Tucked in among a row of flimsy houses and cluttered yards overhung with Spanish moss, the Wilhelmina Johnson Community Center seems almost deserted. Although the candidate is due to arrive at any minute, the small building, in an African-American neighborhood, displays no posters or signs.
A woman wanders up. "Is this the day Janet Reno's coming?" She looks around. "I thought there'd be a lot more people."
Former Attorney General Janet Reno may be running in one of the nation's most high-profile gubernatorial races, but her style as a candidate is decidedly - even deliberately - unvarnished. At more than 6 feet tall, she dresses plainly in cotton shirtdresses, wears little makeup, and blushes when introduced. She speaks so softly at campaign events that only those gathered close can hear her. Indeed, she listens more than she talks. And despite being diagnosed with Parkinson's disease, which causes her hands to shake, the overall impression she gives is actually one of stillness - and quiet determination.
Currently, she's driving around the state in her used Ford pickup on what the campaign calls her "red-truck tour." It's an effort to reconnect with voters informally, emphasizing Reno's deep Florida roots.
Florida's Democratic Party Chairman Bob Poe calls her "the UnCola."
"She's running a very unconventional campaign," he says. "If she is able, particularly in this red-truck tour, to come off as more of a populist, that may dispel some of the fears some of the people in north Florida have about her."
Reno's challenge will be somehow to bridge the eclectic extremes of Florida's electorate - from the conservative Democrats in the northern Panhandle's "Redneck Riviera," to young professionals in the booming region around Orlando, to Jewish retirees and Hispanics in the south.
Certainly, it's an uphill battle.

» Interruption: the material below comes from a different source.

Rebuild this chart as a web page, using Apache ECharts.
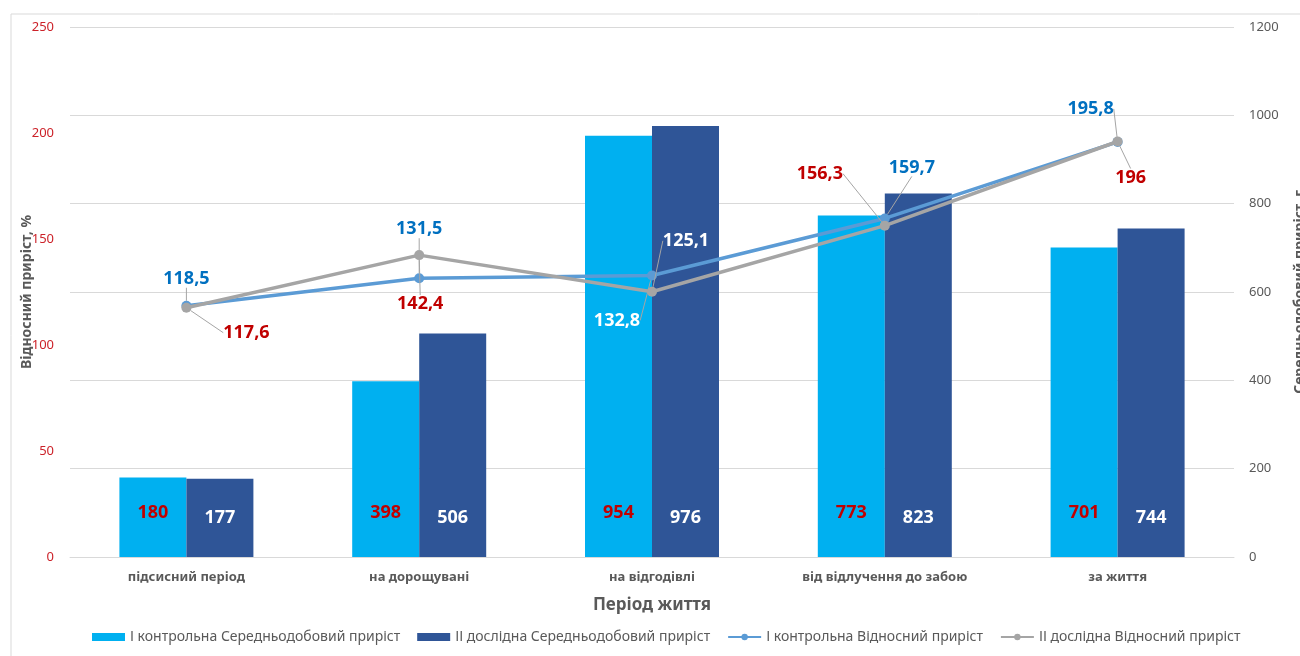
<!DOCTYPE html>
<html>
<head>
<meta charset="utf-8">
<script src="https://cdn.jsdelivr.net/npm/echarts@6/dist/echarts.min.js"></script>
<style>
  html, body { margin: 0; padding: 0; background: #fff; }
  #chart { width: 1300px; height: 656px; }
</style>
</head>
<body>
<div id="chart"></div>
<script>
// Periods of life
const categories = ['підсисний період', 'на дорощувані', 'на відгодівлі', 'від відлучення до забою', 'за життя'];

// Average daily gain, g (right axis)
const dailyGainControl = [180, 398, 954, 773, 701];
const dailyGainTrial = [177, 506, 976, 823, 744];

// Relative gain, % (left axis)
const relGainControl = [118.5, 131.5, 132.8, 159.7, 195.8];
const relGainTrial = [117.6, 142.4, 125.1, 156.3, 196];

const leftTicks = { min: 0, max: 250, interval: 50 };
const rightTicks = { min: 0, max: 1200, interval: 200 };

const seriesNames = [
  'І контрольна Середньодобовий приріст',
  'ІІ дослідна Середньодобовий приріст',
  'І контрольна Відносний приріст',
  'ІІ дослідна Відносний приріст'
];

// label displacement (px) from each point, with a leader line back to it
const ctrlLabelShift = [[0, -27], [0, -49], [-35, 45], [27, -51], [-27, -33]];
const trialLabelShift = [[60, 25], [1, 49], [34, -51], [-65, -52], [13, 36]];
// labels sitting over the bars are drawn white
const whiteLabelAt = [2];

const FONT = '"Noto Sans", "Open Sans", sans-serif';
const RED = '#C00000';
const TICK_RED = '#CC2229';
const BLUE_TXT = '#0070C0';
const GREY_TXT = '#595959';

function commaFmt(v) { return String(v).replace('.', ','); }

function lineData(values, color) {
  return values.map((v, i) => ({
    value: v,
    label: { color: whiteLabelAt.includes(i) ? '#ffffff' : color }
  }));
}

const chart = echarts.init(document.getElementById('chart'), null, { renderer: 'canvas' });

const option = {
  backgroundColor: '#ffffff',
  animation: false,
  textStyle: { fontFamily: FONT },
  graphic: [{
    type: 'rect',
    shape: { x: 11, y: 14, width: 1320, height: 700 },
    style: { fill: 'none', stroke: '#d9d9d9', lineWidth: 1 },
    silent: true,
    z: -10
  }],
  grid: { left: 70, right: 66, top: 27, bottom: 99, containLabel: false, outerBoundsMode: 'none' },
  legend: {
    bottom: 7,
    left: 87,
    itemWidth: 33,
    itemHeight: 8,
    itemGap: 17,
    textStyle: { fontFamily: FONT, fontSize: 14, color: GREY_TXT },
    data: [
      { name: seriesNames[0], icon: 'rect' },
      { name: seriesNames[1], icon: 'rect' },
      { name: seriesNames[2] },
      { name: seriesNames[3] }
    ]
  },
  xAxis: {
    type: 'category',
    data: categories,
    name: 'Період життя',
    nameLocation: 'middle',
    nameGap: 40,
    nameMoveOverlap: false,
    nameTextStyle: { fontFamily: FONT, fontSize: 17, fontWeight: 'bold', color: GREY_TXT },
    axisLine: { show: true, lineStyle: { color: '#d9d9d9' } },
    axisTick: { show: false },
    axisLabel: { fontFamily: FONT, fontSize: 13, fontWeight: 'bold', color: GREY_TXT, margin: 14 },
    splitLine: { show: false }
  },
  yAxis: [
    {
      type: 'value',
      min: leftTicks.min, max: leftTicks.max, interval: leftTicks.interval,
      position: 'left',
      name: 'Відносний приріст, %',
      nameLocation: 'middle',
      nameRotate: 90,
      nameGap: 36,
      nameMoveOverlap: false,
      nameTextStyle: { fontFamily: FONT, fontSize: 14, fontWeight: 'bold', color: GREY_TXT },
      axisLine: { show: false },
      axisTick: { show: false },
      axisLabel: { fontFamily: FONT, fontSize: 13, color: TICK_RED, margin: 16, formatter: v => String(v) },
      splitLine: { show: false }
    },
    {
      type: 'value',
      min: rightTicks.min, max: rightTicks.max, interval: rightTicks.interval,
      position: 'right',
      name: 'Середньодобовий приріст, г',
      nameLocation: 'middle',
      nameRotate: 90,
      nameGap: 59,
      nameTextStyle: { fontFamily: FONT, fontSize: 14, fontWeight: 'bold', color: GREY_TXT },
      axisLine: { show: false },
      axisTick: { show: false },
      axisLabel: { fontFamily: FONT, fontSize: 13, color: GREY_TXT, margin: 15, formatter: v => String(v) },
      splitLine: { show: true, lineStyle: { color: '#d9d9d9', width: 1 } }
    }
  ],
  series: [
    {
      name: seriesNames[0],
      type: 'bar',
      yAxisIndex: 1,
      data: dailyGainControl,
      barWidth: 67,
      barGap: '0%',
      itemStyle: { color: '#00B0F0' },
      label: {
        show: true, position: 'insideBottom', distance: 35,
        fontFamily: FONT, fontSize: 18, fontWeight: 'bold', color: RED
      },
      z: 2
    },
    {
      name: seriesNames[1],
      type: 'bar',
      yAxisIndex: 1,
      data: dailyGainTrial,
      barWidth: 67,
      barGap: '0%',
      itemStyle: { color: '#2F5597' },
      label: {
        show: true, position: 'insideBottom', distance: 30,
        fontFamily: FONT, fontSize: 18, fontWeight: 'bold', color: '#ffffff'
      },
      z: 2
    },
    {
      name: seriesNames[2],
      type: 'line',
      yAxisIndex: 0,
      data: lineData(relGainControl, BLUE_TXT),
      symbol: 'circle',
      symbolSize: 10,
      lineStyle: { color: '#5B9BD5', width: 3.5 },
      itemStyle: { color: '#5B9BD5' },
      label: {
        show: true, position: 'inside',
        fontFamily: FONT, fontSize: 18, fontWeight: 'bold',
        formatter: p => commaFmt(p.value)
      },
      labelLine: { show: true, lineStyle: { color: '#a5a5a5', width: 1 } },
      labelLayout: p => ({ dx: ctrlLabelShift[p.dataIndex][0], dy: ctrlLabelShift[p.dataIndex][1] }),
      z: 5
    },
    {
      name: seriesNames[3],
      type: 'line',
      yAxisIndex: 0,
      data: lineData(relGainTrial, RED),
      symbol: 'circle',
      symbolSize: 10,
      lineStyle: { color: '#A5A5A5', width: 3.5 },
      itemStyle: { color: '#A5A5A5' },
      label: {
        show: true, position: 'inside',
        fontFamily: FONT, fontSize: 18, fontWeight: 'bold',
        formatter: p => commaFmt(p.value)
      },
      labelLine: { show: true, lineStyle: { color: '#a5a5a5', width: 1 } },
      labelLayout: p => ({ dx: trialLabelShift[p.dataIndex][0], dy: trialLabelShift[p.dataIndex][1] }),
      z: 6
    }
  ]
};

chart.setOption(option);
</script>
</body>
</html>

Republican Gov. Jeb Bush's approval ratings are above 50 percent. Most polls show him beating her by at least 20 points.
Nor is she a lock to win the September Democratic primary. Although she has a strong lead in the polls, she recently lost several union endorsements to Tampa attorney Bill McBride, one of several Democratic contenders. Some state Democratic officials have expressed unease about Reno's health - particularly after she fainted while giving a speech several weeks ago. While she has strong name recognition, many voters have a negative opinion of her, based on everything from her handling of the Waco and Elian Gonzalez crises to her Clinton administration ties.
"I was shocked that she even considered running," says John Mouw, a Dade City resident who says he's no fan of Governor Bush but is undecided as to how he'll vote.
Snapping a photo of Reno as she sips iced tea in a luncheonette, he adds: "She is definitely not short of nerve."
That nerve is on display as she moves into the second weekof her red-truck tour, much of which runs through less-than-friendly territory for Reno, who is regarded suspiciously as a Washington liberal by many in north and central Florida. Driving through bluegrass country down US 441, the landscape is dotted with horse farms and mobile-home parks, and even the occasional confederate flag. Signs read, "Guns for sale," "Museum of Drag Racing," and "We need to talk. - God."
Though she doesn't avoid talking about her tenure at the Department of Justice, Reno also reminds crowds of her time as Dade County prosecutor. With a reputation as a strong enforcer of child-support laws, for example, she was popular and cruised through five consecutive elections.
Yet it's her time in Washington that's freshest in many voters' minds.
Small bands of protesters appear at several of Reno's events - an unusual occurrence for a candidate who is not currently holding office, and a sign of lingering anger over some of her past decisions. In each case, Reno approaches them deliberately and shakes their hands.
Speaking to crowds, she addresses head-on the unspoken question in the minds of many. "Why do I do this?" she asks. "I do it because I was born and raised in this state, I care about this state, I love this state."
Indeed, Reno's deep affection for Florida is evident as she describes the cypress-plank house her mother built on the edge of the Everglades, which she still calls home. An avid paddler, she once circumnavigated the state by canoe.
Her stump speech focuses on issues such as education, the environment, and healthcare. But she's happy to talk about whatever else is on people's minds - whether it's adoption and gay rights or the impact of the Enron bankruptcy on Florida's pension fund.
Her stands on the issues - as well as her fearlessness - have won her scores of fervent admirers, mostly women. At a downtown Gainesville rally, where local celebrity Bo Diddley entertains by singing, "Janet, Janet Reno" over and over, groups of students wave posters and cheer.
"She's just a very intelligent, strong female figure," raves Lana Swartz, a student from Miami, who races over to shake Reno's hand.
"I think she staunchly stands up for what she believes," agrees Maureen Peterson, who took the afternoon off from her university research job to see Reno. Still, when asked about Reno's chances in the fall, she wavers. "I hope she can win," she says. "I do not know if she can."
For her part, Reno says that even if she winds up losing, the campaign will have been worth it. "There are too many issues critical to the state of Florida," she says.
If people aren't willing to run for office, either because they think the problems are too intractable or because they're afraid they'll lose, then "democracy is the lesser for it."
She pauses, and adds firmly, "But I don't intend to lose."